YOUR INSTRUCTIONS:
Give every line of the data again, unchanged, but with no pictures.

DATASET CONTENT:
BEGIN

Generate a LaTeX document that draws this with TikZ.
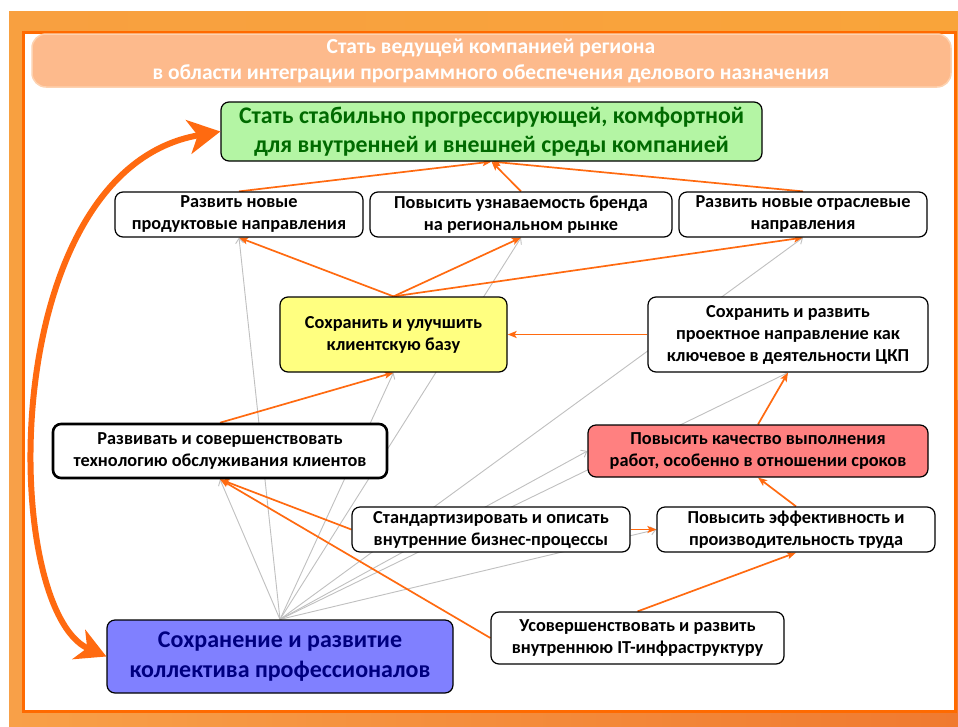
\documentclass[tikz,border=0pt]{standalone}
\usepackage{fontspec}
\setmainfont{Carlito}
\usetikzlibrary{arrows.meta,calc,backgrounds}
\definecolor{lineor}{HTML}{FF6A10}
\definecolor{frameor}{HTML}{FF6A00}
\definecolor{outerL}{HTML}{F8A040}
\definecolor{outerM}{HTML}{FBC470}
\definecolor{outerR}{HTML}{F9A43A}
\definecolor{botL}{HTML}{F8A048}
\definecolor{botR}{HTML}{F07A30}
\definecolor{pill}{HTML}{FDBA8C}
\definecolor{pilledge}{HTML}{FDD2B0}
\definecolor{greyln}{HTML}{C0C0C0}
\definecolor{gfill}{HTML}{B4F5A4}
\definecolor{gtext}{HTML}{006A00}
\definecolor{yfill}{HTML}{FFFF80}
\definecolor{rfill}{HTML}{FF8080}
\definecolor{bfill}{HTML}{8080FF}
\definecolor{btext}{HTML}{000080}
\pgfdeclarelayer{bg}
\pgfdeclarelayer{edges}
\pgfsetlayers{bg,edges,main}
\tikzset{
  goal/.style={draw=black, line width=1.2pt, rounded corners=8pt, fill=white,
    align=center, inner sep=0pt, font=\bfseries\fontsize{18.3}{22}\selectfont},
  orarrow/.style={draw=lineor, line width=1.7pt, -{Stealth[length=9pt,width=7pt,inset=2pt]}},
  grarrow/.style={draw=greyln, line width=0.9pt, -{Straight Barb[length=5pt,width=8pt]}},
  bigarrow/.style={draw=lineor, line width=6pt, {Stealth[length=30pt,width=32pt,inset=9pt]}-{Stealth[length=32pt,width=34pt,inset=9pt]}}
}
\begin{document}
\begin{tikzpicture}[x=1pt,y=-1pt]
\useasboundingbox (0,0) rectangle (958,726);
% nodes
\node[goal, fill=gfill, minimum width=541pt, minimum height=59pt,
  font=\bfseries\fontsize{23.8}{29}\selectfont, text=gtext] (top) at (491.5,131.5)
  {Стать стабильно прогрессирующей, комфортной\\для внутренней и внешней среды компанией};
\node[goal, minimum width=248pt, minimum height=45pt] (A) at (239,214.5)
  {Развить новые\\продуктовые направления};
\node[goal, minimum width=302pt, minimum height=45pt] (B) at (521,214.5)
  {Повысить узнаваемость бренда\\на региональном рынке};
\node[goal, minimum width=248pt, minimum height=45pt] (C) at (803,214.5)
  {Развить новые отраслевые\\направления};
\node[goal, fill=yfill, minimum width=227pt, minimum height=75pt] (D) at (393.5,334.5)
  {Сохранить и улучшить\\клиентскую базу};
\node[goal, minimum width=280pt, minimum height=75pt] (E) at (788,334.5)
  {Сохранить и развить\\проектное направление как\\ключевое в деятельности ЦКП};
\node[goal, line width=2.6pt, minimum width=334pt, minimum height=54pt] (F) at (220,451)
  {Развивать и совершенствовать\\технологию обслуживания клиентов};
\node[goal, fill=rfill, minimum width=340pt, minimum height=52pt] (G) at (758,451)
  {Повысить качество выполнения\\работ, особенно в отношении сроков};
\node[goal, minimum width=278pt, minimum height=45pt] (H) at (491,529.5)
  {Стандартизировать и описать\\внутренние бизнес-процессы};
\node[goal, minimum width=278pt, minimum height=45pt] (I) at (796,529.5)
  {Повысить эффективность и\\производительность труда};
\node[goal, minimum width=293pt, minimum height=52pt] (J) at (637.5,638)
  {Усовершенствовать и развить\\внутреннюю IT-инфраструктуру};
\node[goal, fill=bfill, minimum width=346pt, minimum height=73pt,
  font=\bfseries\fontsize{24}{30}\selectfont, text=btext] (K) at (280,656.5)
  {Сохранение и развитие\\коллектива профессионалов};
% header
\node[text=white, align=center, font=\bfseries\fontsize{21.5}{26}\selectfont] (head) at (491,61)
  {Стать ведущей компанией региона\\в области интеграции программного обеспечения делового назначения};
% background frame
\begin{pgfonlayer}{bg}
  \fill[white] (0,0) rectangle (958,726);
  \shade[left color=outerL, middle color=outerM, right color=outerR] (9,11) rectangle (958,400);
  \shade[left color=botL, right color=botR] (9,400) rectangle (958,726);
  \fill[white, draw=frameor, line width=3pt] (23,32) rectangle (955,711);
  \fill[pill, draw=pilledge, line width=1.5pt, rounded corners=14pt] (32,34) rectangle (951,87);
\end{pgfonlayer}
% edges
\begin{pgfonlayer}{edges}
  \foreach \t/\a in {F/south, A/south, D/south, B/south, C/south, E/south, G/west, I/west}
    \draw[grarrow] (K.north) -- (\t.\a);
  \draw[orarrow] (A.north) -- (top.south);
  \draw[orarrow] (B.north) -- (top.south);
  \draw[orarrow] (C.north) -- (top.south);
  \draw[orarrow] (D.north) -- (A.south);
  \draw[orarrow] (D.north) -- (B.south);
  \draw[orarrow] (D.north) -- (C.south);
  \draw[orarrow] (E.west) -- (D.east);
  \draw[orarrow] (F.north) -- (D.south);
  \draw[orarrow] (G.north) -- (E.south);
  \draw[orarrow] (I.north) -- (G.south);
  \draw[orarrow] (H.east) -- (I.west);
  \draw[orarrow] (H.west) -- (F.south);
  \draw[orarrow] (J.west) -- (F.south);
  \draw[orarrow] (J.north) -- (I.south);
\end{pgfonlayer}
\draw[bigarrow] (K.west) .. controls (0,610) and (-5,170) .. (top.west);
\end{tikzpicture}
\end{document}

END

REPLY TO THE EXERCISE:
Generate a LaTeX document that draws this with TikZ.
\documentclass[tikz,border=0pt]{standalone}
\usepackage{fontspec}
\setmainfont{Carlito}
\usetikzlibrary{arrows.meta,calc,backgrounds}
\definecolor{lineor}{HTML}{FF6A10}
\definecolor{frameor}{HTML}{FF6A00}
\definecolor{outerL}{HTML}{F8A040}
\definecolor{outerM}{HTML}{FBC470}
\definecolor{outerR}{HTML}{F9A43A}
\definecolor{botL}{HTML}{F8A048}
\definecolor{botR}{HTML}{F07A30}
\definecolor{pill}{HTML}{FDBA8C}
\definecolor{pilledge}{HTML}{FDD2B0}
\definecolor{greyln}{HTML}{C0C0C0}
\definecolor{gfill}{HTML}{B4F5A4}
\definecolor{gtext}{HTML}{006A00}
\definecolor{yfill}{HTML}{FFFF80}
\definecolor{rfill}{HTML}{FF8080}
\definecolor{bfill}{HTML}{8080FF}
\definecolor{btext}{HTML}{000080}
\pgfdeclarelayer{bg}
\pgfdeclarelayer{edges}
\pgfsetlayers{bg,edges,main}
\tikzset{
  goal/.style={draw=black, line width=1.2pt, rounded corners=8pt, fill=white,
    align=center, inner sep=0pt, font=\bfseries\fontsize{18.3}{22}\selectfont},
  orarrow/.style={draw=lineor, line width=1.7pt, -{Stealth[length=9pt,width=7pt,inset=2pt]}},
  grarrow/.style={draw=greyln, line width=0.9pt, -{Straight Barb[length=5pt,width=8pt]}},
  bigarrow/.style={draw=lineor, line width=6pt, {Stealth[length=30pt,width=32pt,inset=9pt]}-{Stealth[length=32pt,width=34pt,inset=9pt]}}
}
\begin{document}
\begin{tikzpicture}[x=1pt,y=-1pt]
\useasboundingbox (0,0) rectangle (958,726);
% nodes
\node[goal, fill=gfill, minimum width=541pt, minimum height=59pt,
  font=\bfseries\fontsize{23.8}{29}\selectfont, text=gtext] (top) at (491.5,131.5)
  {Стать стабильно прогрессирующей, комфортной\\для внутренней и внешней среды компанией};
\node[goal, minimum width=248pt, minimum height=45pt] (A) at (239,214.5)
  {Развить новые\\продуктовые направления};
\node[goal, minimum width=302pt, minimum height=45pt] (B) at (521,214.5)
  {Повысить узнаваемость бренда\\на региональном рынке};
\node[goal, minimum width=248pt, minimum height=45pt] (C) at (803,214.5)
  {Развить новые отраслевые\\направления};
\node[goal, fill=yfill, minimum width=227pt, minimum height=75pt] (D) at (393.5,334.5)
  {Сохранить и улучшить\\клиентскую базу};
\node[goal, minimum width=280pt, minimum height=75pt] (E) at (788,334.5)
  {Сохранить и развить\\проектное направление как\\ключевое в деятельности ЦКП};
\node[goal, line width=2.6pt, minimum width=334pt, minimum height=54pt] (F) at (220,451)
  {Развивать и совершенствовать\\технологию обслуживания клиентов};
\node[goal, fill=rfill, minimum width=340pt, minimum height=52pt] (G) at (758,451)
  {Повысить качество выполнения\\работ, особенно в отношении сроков};
\node[goal, minimum width=278pt, minimum height=45pt] (H) at (491,529.5)
  {Стандартизировать и описать\\внутренние бизнес-процессы};
\node[goal, minimum width=278pt, minimum height=45pt] (I) at (796,529.5)
  {Повысить эффективность и\\производительность труда};
\node[goal, minimum width=293pt, minimum height=52pt] (J) at (637.5,638)
  {Усовершенствовать и развить\\внутреннюю IT-инфраструктуру};
\node[goal, fill=bfill, minimum width=346pt, minimum height=73pt,
  font=\bfseries\fontsize{24}{30}\selectfont, text=btext] (K) at (280,656.5)
  {Сохранение и развитие\\коллектива профессионалов};
% header
\node[text=white, align=center, font=\bfseries\fontsize{21.5}{26}\selectfont] (head) at (491,61)
  {Стать ведущей компанией региона\\в области интеграции программного обеспечения делового назначения};
% background frame
\begin{pgfonlayer}{bg}
  \fill[white] (0,0) rectangle (958,726);
  \shade[left color=outerL, middle color=outerM, right color=outerR] (9,11) rectangle (958,400);
  \shade[left color=botL, right color=botR] (9,400) rectangle (958,726);
  \fill[white, draw=frameor, line width=3pt] (23,32) rectangle (955,711);
  \fill[pill, draw=pilledge, line width=1.5pt, rounded corners=14pt] (32,34) rectangle (951,87);
\end{pgfonlayer}
% edges
\begin{pgfonlayer}{edges}
  \foreach \t/\a in {F/south, A/south, D/south, B/south, C/south, E/south, G/west, I/west}
    \draw[grarrow] (K.north) -- (\t.\a);
  \draw[orarrow] (A.north) -- (top.south);
  \draw[orarrow] (B.north) -- (top.south);
  \draw[orarrow] (C.north) -- (top.south);
  \draw[orarrow] (D.north) -- (A.south);
  \draw[orarrow] (D.north) -- (B.south);
  \draw[orarrow] (D.north) -- (C.south);
  \draw[orarrow] (E.west) -- (D.east);
  \draw[orarrow] (F.north) -- (D.south);
  \draw[orarrow] (G.north) -- (E.south);
  \draw[orarrow] (I.north) -- (G.south);
  \draw[orarrow] (H.east) -- (I.west);
  \draw[orarrow] (H.west) -- (F.south);
  \draw[orarrow] (J.west) -- (F.south);
  \draw[orarrow] (J.north) -- (I.south);
\end{pgfonlayer}
\draw[bigarrow] (K.west) .. controls (0,610) and (-5,170) .. (top.west);
\end{tikzpicture}
\end{document}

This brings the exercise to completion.